Indie Rights became part of the Independent Online Distribution Alliance in 2008, and is a member of the Independent Film & Television Alliance, which presents the American Film Market each year in November. Nelson and Madison also conduct seminars for independent filmmakers looking to build an audience through social networking. In 2016, Indie Rights launched its own subscription channel available through services including Roku.

===Filmmaking===
Starting in 2010, the budgetary constraints of independent film-making required that Nelson Madison Films go tapeless. Delivered, their second "crime thriller", was their first to utilize Red Digital Cinema cameras and Adobe CS5 production software. Madison directed, and played the lead role in an "uneven performance" where "at times he's spot-on".

==Films==
By early 2018, Indie Rights had distributed a catalog of more than 450 films. The list includes:

- Unconformity (2022)
- Bluff (2022)
- Active Shooter (2020), Robert Bryce Milburn's feature film debut starring Joshua Mikel from The Walking Dead and Catherine Dyer from Stranger Things.

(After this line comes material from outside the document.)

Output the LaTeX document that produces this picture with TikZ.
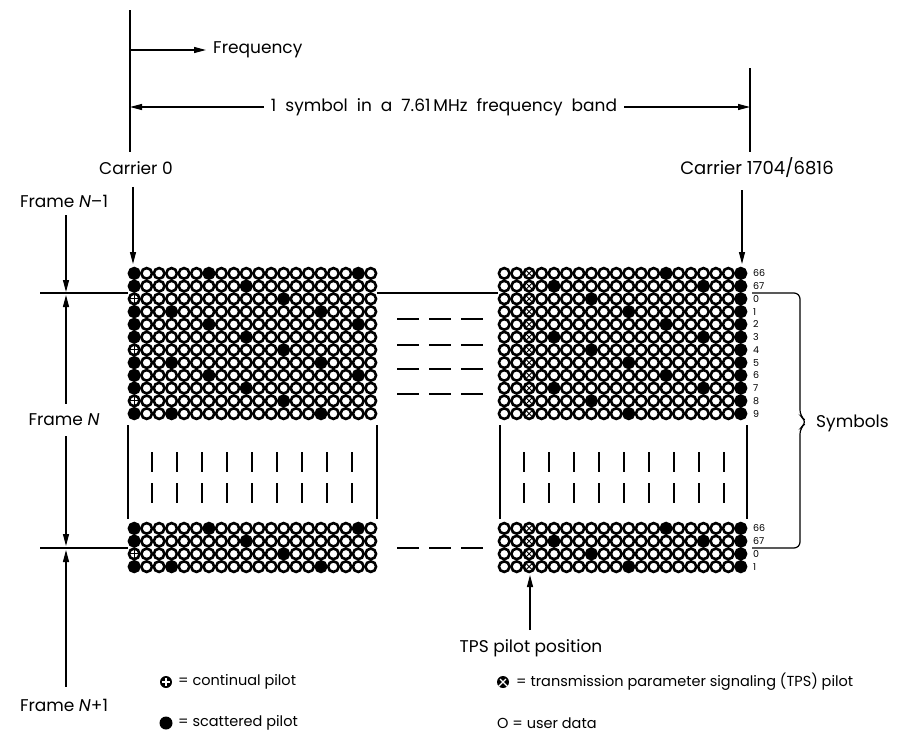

- American Songwriter, Michael Altman 's award-winning 2012 documentary that spawned a sequel
- Butterfly Crush, the 2010 Australian film that won multiple Best Feature awards on the U.S. independent film circuit
- Capps Crossing, a 2017 slasher horror film
- Carving a Life, a 2017 romance drama about the effects of alcoholism.

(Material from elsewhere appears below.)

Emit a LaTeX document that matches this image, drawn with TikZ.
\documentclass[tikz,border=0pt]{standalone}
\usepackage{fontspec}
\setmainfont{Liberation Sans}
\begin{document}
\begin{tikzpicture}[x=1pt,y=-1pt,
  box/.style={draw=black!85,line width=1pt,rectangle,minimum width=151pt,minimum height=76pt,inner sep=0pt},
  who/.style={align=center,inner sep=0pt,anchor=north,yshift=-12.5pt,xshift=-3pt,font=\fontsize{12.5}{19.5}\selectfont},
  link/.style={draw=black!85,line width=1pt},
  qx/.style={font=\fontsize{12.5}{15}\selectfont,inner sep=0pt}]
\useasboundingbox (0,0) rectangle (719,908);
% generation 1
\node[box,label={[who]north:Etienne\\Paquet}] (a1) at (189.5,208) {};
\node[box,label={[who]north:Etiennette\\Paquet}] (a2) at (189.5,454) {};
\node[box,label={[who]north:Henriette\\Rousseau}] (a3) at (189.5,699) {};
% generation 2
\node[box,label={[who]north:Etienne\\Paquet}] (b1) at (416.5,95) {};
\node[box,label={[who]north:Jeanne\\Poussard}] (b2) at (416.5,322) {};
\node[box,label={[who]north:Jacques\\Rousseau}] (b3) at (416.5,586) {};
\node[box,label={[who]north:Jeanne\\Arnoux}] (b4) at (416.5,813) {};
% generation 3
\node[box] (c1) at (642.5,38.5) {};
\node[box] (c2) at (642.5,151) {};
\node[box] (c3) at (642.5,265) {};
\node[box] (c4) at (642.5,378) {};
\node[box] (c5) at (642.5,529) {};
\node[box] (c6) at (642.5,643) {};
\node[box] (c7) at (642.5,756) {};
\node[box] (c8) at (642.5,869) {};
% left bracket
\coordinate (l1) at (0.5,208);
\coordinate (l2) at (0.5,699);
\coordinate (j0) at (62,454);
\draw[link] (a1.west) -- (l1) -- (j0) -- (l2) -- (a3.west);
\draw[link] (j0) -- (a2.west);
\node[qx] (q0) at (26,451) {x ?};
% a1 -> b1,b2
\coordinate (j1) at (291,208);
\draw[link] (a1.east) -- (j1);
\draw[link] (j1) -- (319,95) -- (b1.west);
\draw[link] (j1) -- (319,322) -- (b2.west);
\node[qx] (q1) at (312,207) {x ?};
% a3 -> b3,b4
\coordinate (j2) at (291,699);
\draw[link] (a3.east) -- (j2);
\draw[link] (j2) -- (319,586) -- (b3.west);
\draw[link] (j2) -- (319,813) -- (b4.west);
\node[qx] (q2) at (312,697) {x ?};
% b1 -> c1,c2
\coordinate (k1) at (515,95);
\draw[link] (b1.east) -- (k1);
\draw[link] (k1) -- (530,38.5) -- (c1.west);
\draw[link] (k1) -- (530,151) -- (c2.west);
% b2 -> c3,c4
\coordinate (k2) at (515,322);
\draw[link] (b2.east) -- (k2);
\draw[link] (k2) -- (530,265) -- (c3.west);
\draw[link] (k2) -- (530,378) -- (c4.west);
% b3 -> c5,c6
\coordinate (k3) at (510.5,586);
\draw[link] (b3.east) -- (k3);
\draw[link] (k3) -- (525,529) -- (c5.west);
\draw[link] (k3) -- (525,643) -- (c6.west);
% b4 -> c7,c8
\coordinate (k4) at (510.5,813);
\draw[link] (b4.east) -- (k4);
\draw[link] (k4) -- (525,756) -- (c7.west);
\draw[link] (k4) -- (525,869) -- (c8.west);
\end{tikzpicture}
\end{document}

- char-ac-ter (2009), a documentary about "the life and craft of acting" featuring Dabney Coleman, Peter Falk and Charles Grodin
- Delivered, winner for Best Supporting Actress (Alana Stewart) and of the Special Jury Award (Action/Adventure) at the 44th WorldFest-Houston International Film Festival
- Dreams on Spec, a 2007 documentary featuring interviews with James L. Brooks, Nora Ephron and Carrie Fisher
- Ekaj (2015)
- Entwinement (2013), multiple award nominee at the Madrid International Film Festival and London Portobello Film Festival
- Flesh On Fire: Addicted to a Dream, winner of the 2014 LA Film, TV & Webisode Festival Audience Award for best documentary
- Fools On the Hill, a 2012 political documentary featuring Ed Begley Jr. and Dean Cain
- Fray, 2012 Best Feature Film winner at both the UK Film Festival and the Arizona International Film Festival
- Love All You Have Left, a 2017 drama about Anne Frank living in the attic of a grieving family.
- OzLand, a 2014 fantasy/sci-fi drama inspired by L. Frank Baum's The Wonderful Wizard of Oz
- The Playground, a 2017 thriller about five individuals intertwined in a fable orchestrated by a dark entity.
- Purdah (film), a 2018 documentary by Jeremy Guy that is 100% Fresh on Rotten Tomatoes
- Sincerely, Brenda, the 2018 film by Kenneth Nelson Jr. that won multiple Best Feature awards on the U.S. independent film circuit
- Shifted (2006), the company's first production, featuring Jeris Poindexter, Jill Wagner and Vanessa Johansson
- Skid Row, a 2008 documentary starring Pras (credited as Pras Michel) of Fugees
- The Story of Lovers Rock (2012) featuring Maxi Priest
- Tovarisch, I Am Not Dead, a documentary by Stuart Urban first screened in theaters in 2007
- Transatlantic Coffee, winner of seven awards (including First Place [feature film] and Best Directing) at the Spring 2012 Los Angeles New Wave International Film Festival
- We Make Movies, a 2017 comedic mockumentary about a group of college students making a movie for their town's Film Festival.
- The Bestowal (2019), a sci-fi drama from filmmaker Andrew de Burgh.
- The Forgiving (2020), a drama centered around a despondent writer finding his salvation through the ghosts of his past.
- Goodbye, Petrushka (2022), a comedy about an American girl who goes to Paris.